10 Easy Online Store Optimization Tactics

Are you not happy with your conversion rate (= the percentage of users who actually buy on your web site)? If you want a higher conversion rate you need to get into CRO – Conversion Rate Optimization.

In order to do systematic CRO you should use A/B-testing and gain insights to build up your own best practice. A/B-testing means trying out two or more different versions of each element on your page to find out which version will work best. Ideally you should A/B-test to determine for instance whether a red or a green buy button will work better, whether 3 or 5 colour variants will work better and so on.

Real A/B-testing yields extremely valuable results, but it takes a lot of time and efforts. What’s more, it requires a significant amount of traffic for your results to be valid. So here’s a little cheat’s guide to ecommerce CRO based on some fairly normal findings of what usually works best:

1. Does the headline on the landing page match the value proposition on the ad? – It should. If you have an ad showcasing a single product, the landing page should be that individual product page and the headline should be the exact same product name used in the ad. If the ad showcases a category of products, the landing page should show a category page with a good selection of items. The headline of the category page should be the exact same category name used in the ad. Any discrepancy here tends to cause bounce rates to skyrocket.

2. Do you have several different product pictures? – You should. It’s usually best to have a mix of products-in-use pictures and white background product shots. If it’s a lifestyle product, product-in-use pictures should clearly reflect this. Here’s a good example, from Asos.com. Notice the range and selection of pictures, including a sharp high resolution close-up image, 360 rotation product shot and customer images (they also include videos on some items):

Good product images

3. Do you clearly state product name, price and colour/size/variant selections above the buy-button? – You should. State the currency and price as clearly as possible. If you can include free shipping info right next to the price, like Asos does, it’s a plus. Also remember to have a link to a sizing guide somewhere near the buy button if there can be any ambiguity at all about your sizes.

4. Does your buy-button color stand out? – It should.
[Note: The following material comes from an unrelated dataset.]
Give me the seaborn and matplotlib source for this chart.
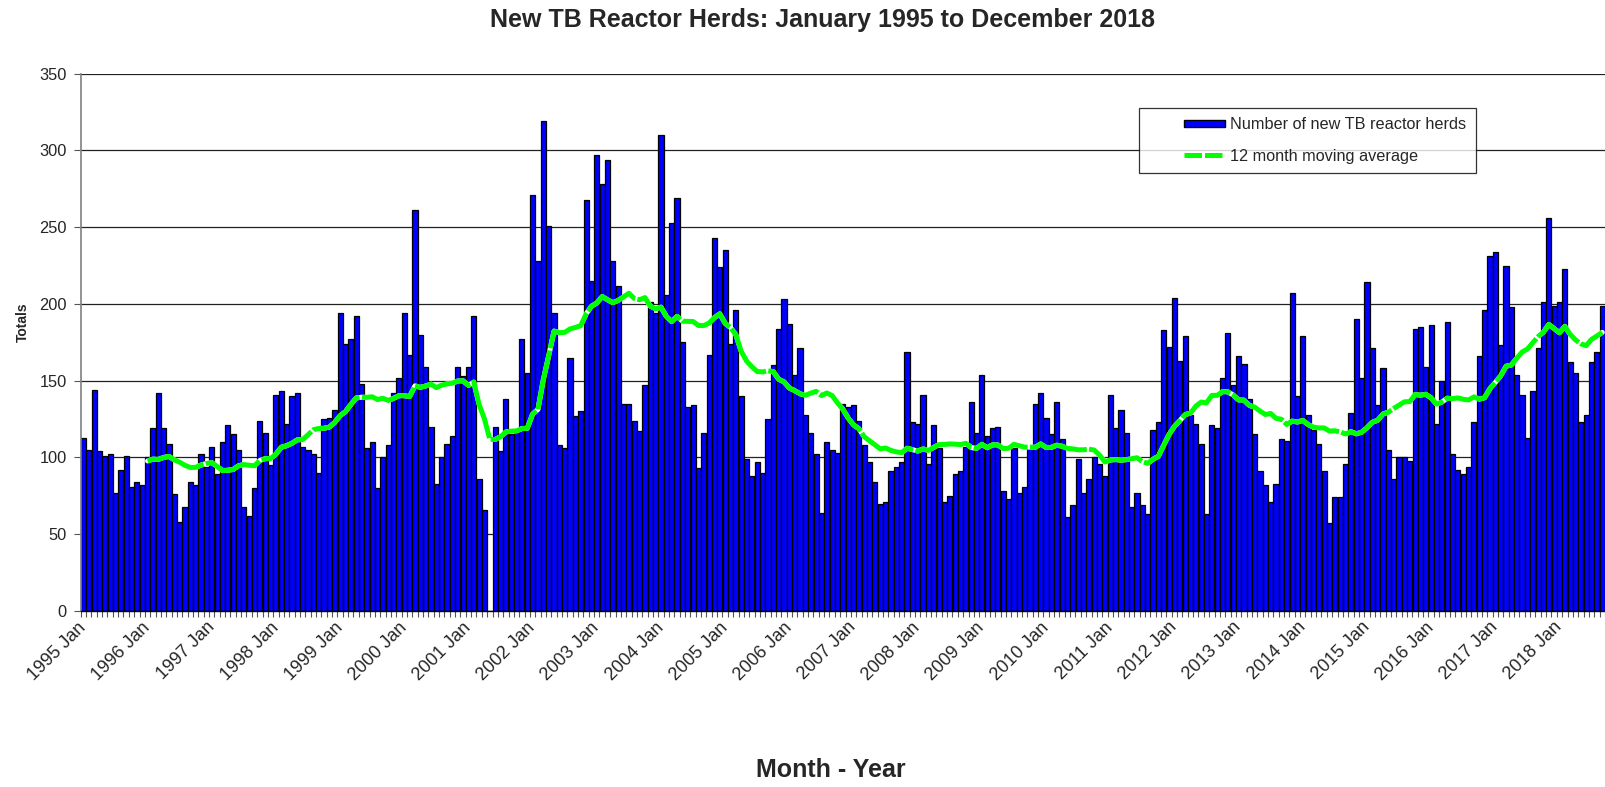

In fact, the best answer to the age-old question “what color should my buy button be” is in fact not “red” or “blue” or “green”. It is “a completely different colour that stands out from the rest of the elements on the page”. So the green Asos buy-button in the above example is in fact very good, as is the red button on the Sephora shop:

5. Does your buy-button say the right thing? – It should. “Buy now” can work, as well as “Add to cart” or even something a little more specialized like the “Add to bag” that Asos uses, or “add to basket” which works well in a fashion shop but wouldn’t for say IT-gadgets. Legends to avoid on call-to-action buttons include “order”, “send” and “submit”.

6. Do you offer free shipping? – You should. There’s no doubt that free shipping increases conversion rates significantly. You can optimize this effect further by placing a free shipping statement clearly placed near the “add to cart”-button, because it means the potential customer will see this message at exactly the right moment for it to influence his decision. You can see an example of this tactic in the Asos screenshot above.
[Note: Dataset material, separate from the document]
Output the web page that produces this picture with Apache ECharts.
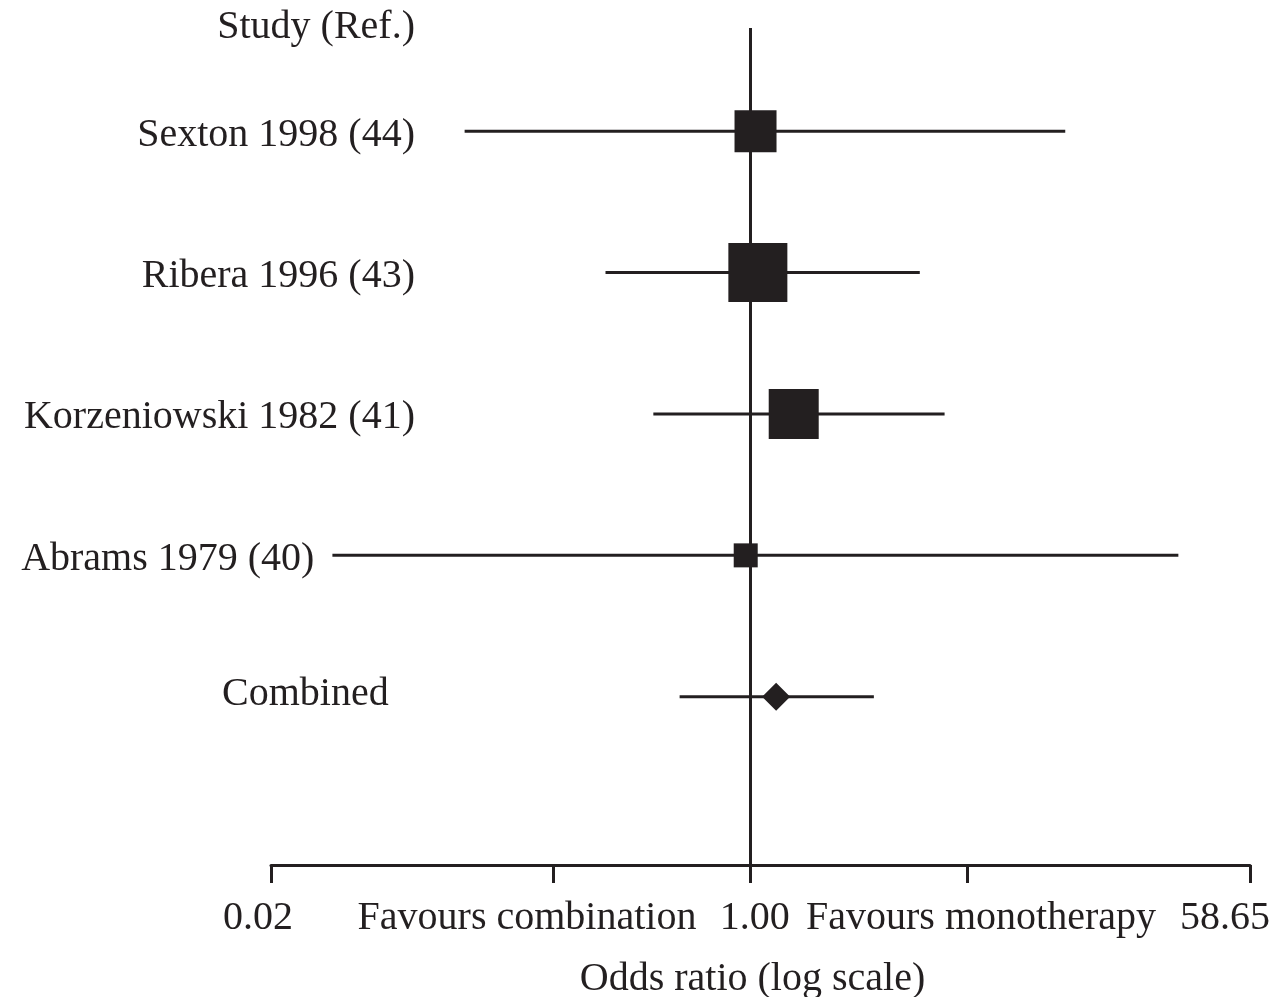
<!DOCTYPE html>
<html>
<head>
<meta charset="utf-8">
<script src="https://cdn.jsdelivr.net/npm/echarts@6/dist/echarts.min.js"></script>
<style>
html, body { margin: 0; padding: 0; background: #ffffff; }
#chart { width: 1275px; height: 997px; }
</style>
</head>
<body>
<div id="chart"></div>
<script>
// ---------------- data ----------------
const studies = ['Sexton 1998 (44)', 'Ribera 1996 (43)', 'Korzeniowski 1982 (41)', 'Abrams 1979 (40)', 'Combined'];
const oddsRatio = [1.04, 1.06, 1.42, 0.96, 1.23];
const ciLower = [0.097, 0.306, 0.452, 0.033, 0.56];
const ciUpper = [13.0, 3.97, 4.86, 32.7, 2.73];
const headerLabel = 'Study (Ref.)';
const tickValues = [0.02, 0.2, 1, 5.865, 58.65];
const tickLabelValues = [0.02, 1, 58.65];
const tickLabels = ['0.02', '1.00', '58.65'];
const favourLabels = ['Favours combination', 'Favours monotherapy'];
const axisTitle = 'Odds ratio (log scale)';

// ---------------- style ----------------
const INK = '#231f20';
const FONT = '"Liberation Serif", "Times New Roman", serif';
const FS = 40;
const markerSizes = [42, 59, 50, 24, 28];
const lastIdx = studies.length - 1;

const chart = echarts.init(document.getElementById('chart'), null, { renderer: 'canvas' });

const ciData = studies.map((s, i) => [Math.log10(ciLower[i]), Math.log10(ciUpper[i]), i + 1, i]);
const pointData = studies.map((s, i) => ({
  value: [Math.log10(oddsRatio[i]), i + 1],
  symbol: i === lastIdx ? 'diamond' : 'rect',
  symbolSize: markerSizes[i]
}));

const richBase = { fontSize: FS, fontFamily: FONT, color: INK, lineHeight: FS };

const option = {
  backgroundColor: '#ffffff',
  animation: false,
  grid: { left: 271, right: 25, top: 28, bottom: 132, containLabel: false, outerBoundsMode: 'none' },
  xAxis: {
    type: 'value',
    min: Math.log10(0.02),
    max: Math.log10(58.65),
    axisLine: { show: true, lineStyle: { color: INK, width: 3 } },
    axisTick: {
      show: true,
      customValues: tickValues.map(v => Math.log10(v)),
      length: 18,
      lineStyle: { color: INK, width: 3 }
    },
    axisLabel: {
      show: true,
      customValues: tickLabelValues.map(v => Math.log10(v)),
      margin: 33,
      color: INK,
      fontSize: FS,
      fontFamily: FONT,
      lineHeight: FS,
      hideOverlap: false,
      formatter: function (v) {
        let best = 0, bd = Infinity;
        tickLabelValues.forEach((t, i) => {
          const d = Math.abs(Math.log10(t) - v);
          if (d < bd) { bd = d; best = i; }
        });
        const key = best === 0 ? 'a' : (best === tickLabels.length - 1 ? 'c' : 'b');
        return '{' + key + '|' + tickLabels[best] + '}';
      },
      rich: {
        a: Object.assign({ padding: [0, 26, 0, 0] }, richBase),
        b: Object.assign({ padding: [0, 0, 0, 8] }, richBase),
        c: Object.assign({ padding: [0, 50, 0, 0] }, richBase)
      }
    },
    splitLine: { show: false },
    name: axisTitle,
    nameLocation: 'middle',
    nameGap: 94,
    nameTextStyle: { color: INK, fontSize: FS, fontFamily: FONT, lineHeight: FS, padding: [0, 16, 0, 0] }
  },
  yAxis: {
    type: 'value',
    inverse: true,
    min: 0.27,
    max: 6.19,
    show: false
  },
  graphic: [
    {
      type: 'text', x: 415, y: 27,
      style: { text: headerLabel, fill: INK, fontSize: FS, fontFamily: FONT, align: 'right', verticalAlign: 'middle' }
    },
    {
      type: 'text', x: 527, y: 918,
      style: { text: favourLabels[0], fill: INK, fontSize: FS, fontFamily: FONT, align: 'center', verticalAlign: 'middle' }
    },
    {
      type: 'text', x: 981, y: 918,
      style: { text: favourLabels[1], fill: INK, fontSize: FS, fontFamily: FONT, align: 'center', verticalAlign: 'middle' }
    }
  ],
  series: [
    {
      type: 'custom',
      z: 2,
      clip: false,
      encode: { x: [0, 1], y: 2 },
      data: ciData,
      renderItem: function (params, api) {
        const lo = api.coord([api.value(0), api.value(2)]);
        const hi = api.coord([api.value(1), api.value(2)]);
        const idx = api.value(3);
        const pooled = idx === lastIdx;
        const textX = pooled ? 222 : Math.min(415, lo[0] - 18);
        return {
          type: 'group',
          children: [
            {
              type: 'line',
              shape: { x1: lo[0], y1: lo[1], x2: hi[0], y2: hi[1] },
              style: { stroke: INK, lineWidth: 3 }
            },
            {
              type: 'text',
              x: textX,
              y: lo[1] + (pooled ? -2 : 4),
              style: {
                text: studies[idx], fill: INK, fontSize: FS, fontFamily: FONT,
                align: pooled ? 'left' : 'right', verticalAlign: 'middle'
              }
            }
          ]
        };
      }
    },
    {
      type: 'scatter',
      z: 4,
      data: pointData,
      itemStyle: { color: INK, opacity: 1 },
      markLine: {
        silent: true,
        symbol: ['none', 'none'],
        label: { show: false },
        lineStyle: { color: INK, width: 3, type: 'solid' },
        data: [{ xAxis: 0 }]
      }
    }
  ]
};

chart.setOption(option);
</script>
</body>
</html>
7. Do you include all relevant product facts on the product page? – You should. You don’t really know what will sway the individual customer, so it’s good to offer every possible fact that may influence somebody’s decision to buy. This is especially true for complex products like electronics. Some people may choose a laptop on it’s processor, some on it’s weight and others on the number of USB ports. Don’t be stingy with facts! Just make sure they are all placed below the buy button. They should be available to people looking for something specific, but should not stand in the way of a quick buy. Look at how Amazon offers two whole layers of facts:

In layer 1 you get a few fact headlines, presented as a bulleted list. You can also click “See more product details” and get even more facts:

8. Do you offer customer reviews? – You should. Being able to see star ratings for the product is instant social proof. It also gives the customer a very good idea of how popular and how good the product is.

9. Do you offer alternative products? – You should. But make sure they are placed low on the page so as not to interfere with the original buying intention. The point is that if the customer has reached the bottom of the page without adding to cart, he may be interested in a similar version of the product he just saw. Rejoiner has published a brilliant article deconstructing Amazon alternative products and upsells.

10. Do you optimize your check-out process? – You should. Having a SCAR (Shopping Cart Abandonment Rate) of over 70% is quite common, so anything you can do to reduce that figure is going to significantly impact your profits. Kissmetrics has published a list of 40 effective tacticts to optimize the checkout process.